The Wonderful Health Benefits of Chocolate

The Wonderful Health Benefits of Chocolate

Being a smart consumer, you’ve probably wondered if there is any truth to the marketing claims that chocolate is good for you. It seems counterintuitive that a food so delicious, beautiful, and aromatic could be anything more than a guilty pleasure.

Good news: Chocolate consumption is associated with lower risk of heart disease, skin cancer, and diabetes. It’s also linked to improved brain function in older people.

Another interesting finding: some research suggests that people who eat more chocolate have less body fat. In one controlled study, supplementing with 70 percent dark chocolate for 7 days led to a slimmer waist circumference and lower inflammation in women who were at risk of metabolic syndrome. Scientists believe the antioxidants in chocolate reduce appetite and favorably affect how the body stores fat.

What is it about chocolate that makes it a top notch anti-aging food?

Chocolate is packed with antioxidants, containing bioactive compounds that prevent inflammation and aging.  For example, chocolate may be protective in the case of cardiovascular health: The flavanols in chocolate stimulate the lining of the blood vessels to produce more nitric oxide, a gas that allows for healthy dilation (relaxation) of the arteries. Nitric oxide is important because it allows for better blood flow throughout the body so that oxygen and nutrient-rich blood can reach organs and the brain with less effort from the heart.

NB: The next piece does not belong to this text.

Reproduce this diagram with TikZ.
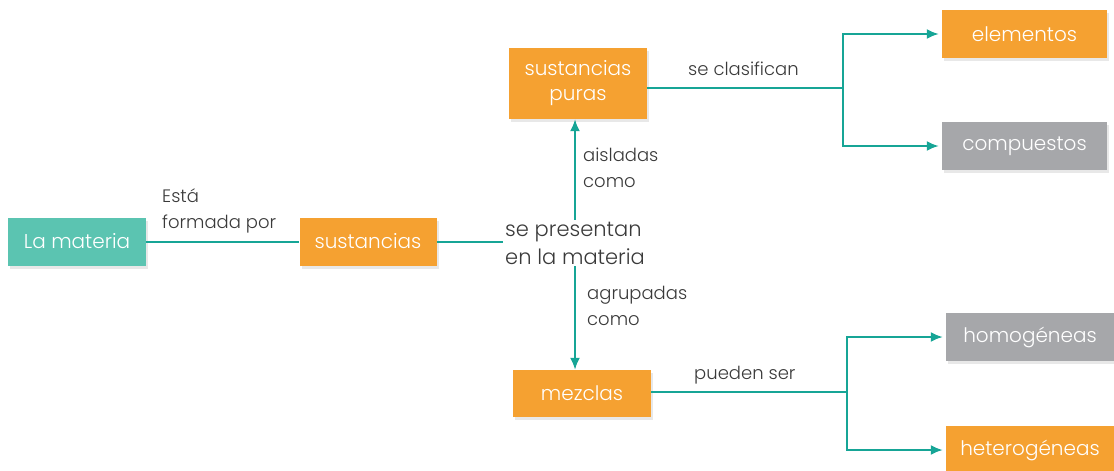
\documentclass[tikz,border=0pt]{standalone}
\usepackage{fontspec}
\setmainfont{Poppins}[UprightFont=* Light]
\usetikzlibrary{arrows.meta,shadows}
\definecolor{verde}{HTML}{5BC4B1}
\definecolor{naranja}{HTML}{F5A131}
\definecolor{gris}{HTML}{A6A7AA}
\definecolor{linea}{HTML}{16A596}
\definecolor{texto}{HTML}{3A3A3A}
\begin{document}
\begin{tikzpicture}[x=1pt,y=-1pt,
	caja/.style={minimum height=48pt, inner sep=0pt, text=white, align=center,
		font=\fontsize{20}{25}\selectfont,
		drop shadow={opacity=0.18, shadow xshift=2pt, shadow yshift=-3pt}},
	enlace/.style={draw=linea, line width=2pt},
	flecha/.style={enlace, -{Latex[length=12pt,width=10pt]}},
	etiqueta/.style={inner sep=0pt, text=texto, align=left, anchor=north west,
		font=\fontsize{18}{26}\selectfont}]
	\useasboundingbox (0,0) rectangle (1114,471);
	\node[caja,fill=verde,minimum width=138pt] (materia) at (77,241.5) {La materia};
	\node[caja,fill=naranja,minimum width=137pt] (sustancias) at (368,241.5) {sustancias};
	\node[caja,fill=naranja,minimum width=138pt,minimum height=71pt] (puras) at (578,83.5) {sustancias\\puras};
	\node[caja,fill=naranja,minimum width=138pt,minimum height=47pt] (mezclas) at (582,393.5) {mezclas};
	\node[caja,fill=naranja,minimum width=165pt] (elementos) at (1024.5,34) {elementos};
	\node[caja,fill=gris,minimum width=165pt] (compuestos) at (1024.5,146) {compuestos};
	\node[caja,fill=gris,minimum width=168pt] (homogeneas) at (1030,337) {homogéneas};
	\node[caja,fill=naranja,minimum width=168pt] (heterogeneas) at (1030,450) {heterogéneas};
	\node[inner sep=2pt, text=texto, align=left, font=\fontsize{21}{28}\selectfont] (presentan) at (575,243) {se presentan\\en la materia};
	\coordinate (rama1) at (843,88);
	\coordinate (rama2) at (847,392);
	\draw[enlace] (materia) -- (sustancias);
	\draw[enlace] (sustancias) -- (sustancias -| presentan.west);
	\draw[flecha] (presentan.north) -- (presentan.north |- puras.south);
	\draw[flecha] (presentan.south) -- (presentan.south |- mezclas.north);
	\draw[enlace] (puras.east |- rama1) -- (rama1);
	\draw[flecha,shorten >=3pt] (rama1) |- (elementos.west);
	\draw[flecha,shorten >=3pt] (rama1) |- (compuestos.west);
	\draw[enlace] (mezclas.east |- rama2) -- (rama2);
	\draw[flecha,shorten >=3pt] (rama2) |- (homogeneas.west);
	\draw[flecha,shorten >=3pt] (rama2) |- (heterogeneas.west);
	\node[etiqueta] (formada) at (162,188) {Está\\formada por};
	\node[etiqueta] (aisladas) at (583,148) {aisladas\\como};
	\node[etiqueta] (agrupadas) at (587,286) {agrupadas\\como};
	\node[etiqueta] (clasifican) at (688,62) {se clasifican};
	\node[etiqueta] (pueden) at (694,366) {pueden ser};
\end{tikzpicture}
\end{document}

Chocolate also improves cholesterol, helping to avoid oxidation of LDL cholesterol, which can harm arteries and lead to plaque buildup. The antioxidants in chocolate also impact how cells respond to insulin, while favorably moderating fat and carbohydrate metabolism. The result is lower diabetes risk and a healthier metabolism.

Here’s an interesting fact: There’s a correlation between chocolate consumption per capita (how much chocolate each person in a country consumes) and Nobel prizes. That is, the countries that have the greatest number of Nobel prizes eat the most chocolate. At least one scientist thinks the caffeine and antioxidants in chocolate are potentially improving cognitive function on a population level scale. Whether you view this as far-fetched or not, there is evidence that the flavanols in chocolate can reduce risk of dementia and improve performance on cognitive thinking tests.

How To Use Chocolate For Longevity:

There are a couple of caveats when it comes to chocolate. A lot of commercial “chocolate” is made from artificial flavorings and has little if any of the actual cocoa bean that provides the antioxidants. Then there’s the fact that chocolate contains sugar and calories—both of which most Westerners are eating too much of as it is.

Your best bet is to opt for dark chocolate that contains at least 70 percent cocoa solids. How much should you eat? Science hasn’t identified an optimal chocolate dose, but a good bet is a square or two a few days a week.


Buijsse, B., et al. Cocoa intake, blood pressure, and cardiovascular mortality: the Zutphen Elderly Study. Archives of Internal Medicine. 2006. 166(4), 411-417.

Crozier, S., et al. Cacao seeds are a “Super Fruit”: A comparative analysis of various fruit powders and products. Chemistry Central Journal. 2011. 5(5).

Cuenca-Garcia, M., et al. Association between chocolate consumption and fatness in European adolescents. Nutrients. 2014. 30(2), 236-239.

Desideri, G., et al. Benefits in Cognitive Function, Blood Pressure, and Insulin Resistance Through Cocoa Flavanol Consumption in Elderly Subjects With Mild Cognitive Impairment. Hypertension. 2012. 60, 794-801.

Fardi, Z., et al. Acute dark chocolate and cocoa ingestion and endothelial function: a randomized controlled crossover trial. American Journal of Clinical Nutrition. 2008. 88(1). 58-63.

Farhat, G., et al. Dark chocolate: an obesity paradox or a culprit for weight gain? Phytotherapy Research. 2014. 28(6), 791-7.

Matsumoto, C., et al. Chocolate consumption and risk of diabetes mellitus in the Physicians’ Health Study. 2015. 101(2):362-7.

Messerli, F. Chocolate Consumption, Cognitive Function, and Nobel Laureates. New England Journal of Medicine. 2012. 367(16):1562-4.